### DATASET CONTENT
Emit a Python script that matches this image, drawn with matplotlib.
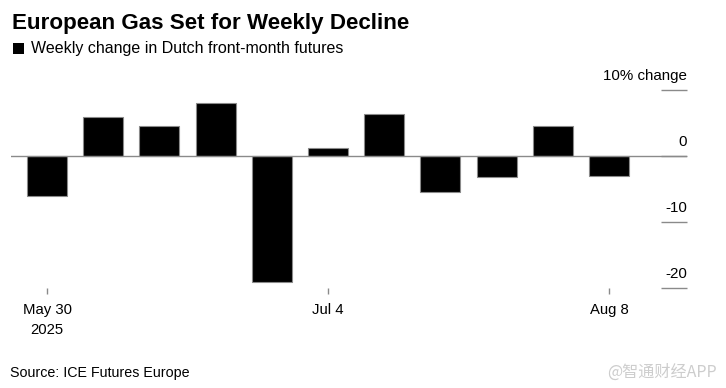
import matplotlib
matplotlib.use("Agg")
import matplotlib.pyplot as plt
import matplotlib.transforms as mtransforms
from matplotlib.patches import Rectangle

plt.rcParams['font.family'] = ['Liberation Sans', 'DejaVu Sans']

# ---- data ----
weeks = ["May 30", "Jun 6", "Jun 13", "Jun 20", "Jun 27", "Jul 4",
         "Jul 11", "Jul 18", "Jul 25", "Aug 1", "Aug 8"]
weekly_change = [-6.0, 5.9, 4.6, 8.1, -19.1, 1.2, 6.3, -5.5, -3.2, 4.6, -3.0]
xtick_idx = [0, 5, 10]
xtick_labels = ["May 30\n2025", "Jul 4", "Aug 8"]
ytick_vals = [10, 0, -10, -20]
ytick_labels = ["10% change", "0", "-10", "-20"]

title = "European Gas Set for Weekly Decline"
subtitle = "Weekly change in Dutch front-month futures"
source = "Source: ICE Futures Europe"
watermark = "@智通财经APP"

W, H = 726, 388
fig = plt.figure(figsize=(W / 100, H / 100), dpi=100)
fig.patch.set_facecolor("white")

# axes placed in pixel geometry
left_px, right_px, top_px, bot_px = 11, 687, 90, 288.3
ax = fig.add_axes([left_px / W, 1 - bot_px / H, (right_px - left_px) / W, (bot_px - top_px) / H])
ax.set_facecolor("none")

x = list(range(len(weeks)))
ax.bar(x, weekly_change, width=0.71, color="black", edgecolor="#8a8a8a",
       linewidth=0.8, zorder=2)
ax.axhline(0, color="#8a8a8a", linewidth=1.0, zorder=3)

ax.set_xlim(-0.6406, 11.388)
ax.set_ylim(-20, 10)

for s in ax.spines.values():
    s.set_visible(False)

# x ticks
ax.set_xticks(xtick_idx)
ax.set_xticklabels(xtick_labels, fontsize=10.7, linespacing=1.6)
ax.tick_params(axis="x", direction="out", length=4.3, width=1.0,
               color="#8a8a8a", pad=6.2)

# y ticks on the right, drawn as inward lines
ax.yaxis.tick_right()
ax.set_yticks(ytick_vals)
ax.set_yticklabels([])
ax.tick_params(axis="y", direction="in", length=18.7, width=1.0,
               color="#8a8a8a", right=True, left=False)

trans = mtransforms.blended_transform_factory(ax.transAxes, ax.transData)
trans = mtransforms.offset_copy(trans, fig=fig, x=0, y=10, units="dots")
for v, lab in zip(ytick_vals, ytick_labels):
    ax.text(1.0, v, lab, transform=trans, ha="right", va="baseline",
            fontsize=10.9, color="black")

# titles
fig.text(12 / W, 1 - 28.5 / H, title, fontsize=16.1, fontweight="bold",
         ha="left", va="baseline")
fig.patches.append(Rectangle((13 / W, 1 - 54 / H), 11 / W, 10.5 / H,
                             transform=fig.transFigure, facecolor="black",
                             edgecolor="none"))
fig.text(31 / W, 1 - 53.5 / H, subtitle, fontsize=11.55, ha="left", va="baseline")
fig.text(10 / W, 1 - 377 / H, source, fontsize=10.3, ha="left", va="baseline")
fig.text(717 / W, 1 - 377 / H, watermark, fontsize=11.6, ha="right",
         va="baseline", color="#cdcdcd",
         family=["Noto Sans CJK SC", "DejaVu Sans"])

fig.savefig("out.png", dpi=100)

### TASK BRIEF
Working from the material above, transcribe it exactly while omitting pictures.

### EXERCISE RESULT
Emit a Python script that matches this image, drawn with matplotlib.
import matplotlib
matplotlib.use("Agg")
import matplotlib.pyplot as plt
import matplotlib.transforms as mtransforms
from matplotlib.patches import Rectangle

plt.rcParams['font.family'] = ['Liberation Sans', 'DejaVu Sans']

# ---- data ----
weeks = ["May 30", "Jun 6", "Jun 13", "Jun 20", "Jun 27", "Jul 4",
         "Jul 11", "Jul 18", "Jul 25", "Aug 1", "Aug 8"]
weekly_change = [-6.0, 5.9, 4.6, 8.1, -19.1, 1.2, 6.3, -5.5, -3.2, 4.6, -3.0]
xtick_idx = [0, 5, 10]
xtick_labels = ["May 30\n2025", "Jul 4", "Aug 8"]
ytick_vals = [10, 0, -10, -20]
ytick_labels = ["10% change", "0", "-10", "-20"]

title = "European Gas Set for Weekly Decline"
subtitle = "Weekly change in Dutch front-month futures"
source = "Source: ICE Futures Europe"
watermark = "@智通财经APP"

W, H = 726, 388
fig = plt.figure(figsize=(W / 100, H / 100), dpi=100)
fig.patch.set_facecolor("white")

# axes placed in pixel geometry
left_px, right_px, top_px, bot_px = 11, 687, 90, 288.3
ax = fig.add_axes([left_px / W, 1 - bot_px / H, (right_px - left_px) / W, (bot_px - top_px) / H])
ax.set_facecolor("none")

x = list(range(len(weeks)))
ax.bar(x, weekly_change, width=0.71, color="black", edgecolor="#8a8a8a",
       linewidth=0.8, zorder=2)
ax.axhline(0, color="#8a8a8a", linewidth=1.0, zorder=3)

ax.set_xlim(-0.6406, 11.388)
ax.set_ylim(-20, 10)

for s in ax.spines.values():
    s.set_visible(False)

# x ticks
ax.set_xticks(xtick_idx)
ax.set_xticklabels(xtick_labels, fontsize=10.7, linespacing=1.6)
ax.tick_params(axis="x", direction="out", length=4.3, width=1.0,
               color="#8a8a8a", pad=6.2)

# y ticks on the right, drawn as inward lines
ax.yaxis.tick_right()
ax.set_yticks(ytick_vals)
ax.set_yticklabels([])
ax.tick_params(axis="y", direction="in", length=18.7, width=1.0,
               color="#8a8a8a", right=True, left=False)

trans = mtransforms.blended_transform_factory(ax.transAxes, ax.transData)
trans = mtransforms.offset_copy(trans, fig=fig, x=0, y=10, units="dots")
for v, lab in zip(ytick_vals, ytick_labels):
    ax.text(1.0, v, lab, transform=trans, ha="right", va="baseline",
            fontsize=10.9, color="black")

# titles
fig.text(12 / W, 1 - 28.5 / H, title, fontsize=16.1, fontweight="bold",
         ha="left", va="baseline")
fig.patches.append(Rectangle((13 / W, 1 - 54 / H), 11 / W, 10.5 / H,
                             transform=fig.transFigure, facecolor="black",
                             edgecolor="none"))
fig.text(31 / W, 1 - 53.5 / H, subtitle, fontsize=11.55, ha="left", va="baseline")
fig.text(10 / W, 1 - 377 / H, source, fontsize=10.3, ha="left", va="baseline")
fig.text(717 / W, 1 - 377 / H, watermark, fontsize=11.6, ha="right",
         va="baseline", color="#cdcdcd",
         family=["Noto Sans CJK SC", "DejaVu Sans"])

fig.savefig("out.png", dpi=100)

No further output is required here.